8. Dance to the song

Kids will be using the whole body, actions, and props to express themselves to the music.

How to play, dance to the song:

  • Get out some props such as scarves, streamers, ribbons, sticks to bang together, etc.
  • Use your body as an instrument – stamp feet, click fingers, clap hands, march, tiptoe, etc.
  • Play various types of songs – nursery rhymes, classical songs, pop songs from the radio, etc.
  • Dance together and let the music move you. Use your props to follow the music and be creative
  • Classical songs with a scarf and dancing ballet moves, Clap or stamp to an upbeat song, march or clap to a nursery rhyme.
  • Start yourself and then get your child to make up some of her own moves
  • Create your own dance and/or song and have fun! Move to the beat.

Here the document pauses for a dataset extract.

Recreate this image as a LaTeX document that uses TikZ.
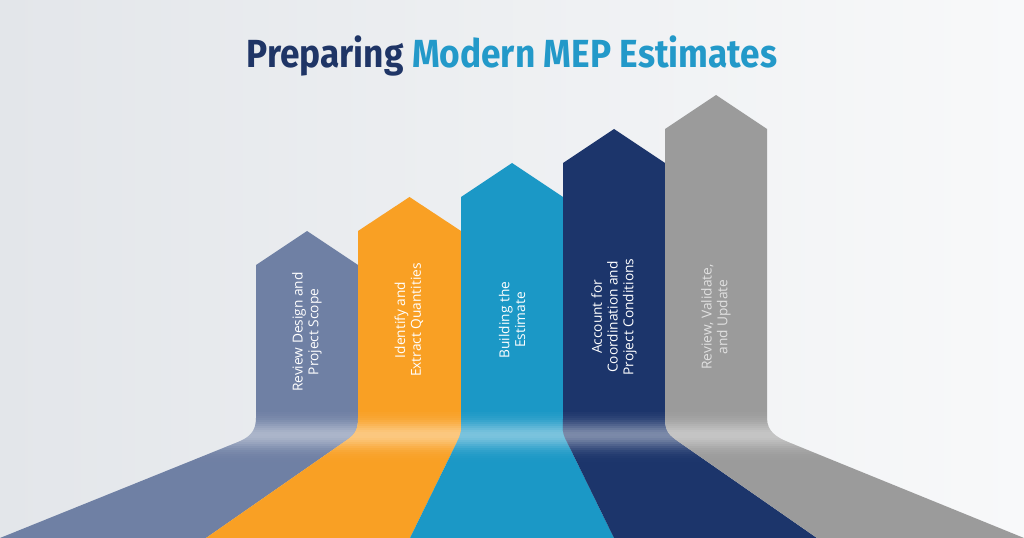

9. Let’s Create your own song (Rhyming) 

This can be a bit challenging. You will be teaching your child about rhyme and rhythm.

How to play, let’s make up the words:

  • Choose a favorite nursery rhyme with an easy melody, such as Twinkle Twinkle Little Star.
  • Create a new name for the song OR
  • Then taking turns line-by-line, making up new words for the song
  • Try to get the lines to rhyme in pairs 
  • Try to match the rhythm of the song (e.g. My-name-is-A-me-li-a, My-bro-ther-is-much-ol-der)

Have fun just listening and learning together. 

Play is the most important way to learn and musical games are the BEST!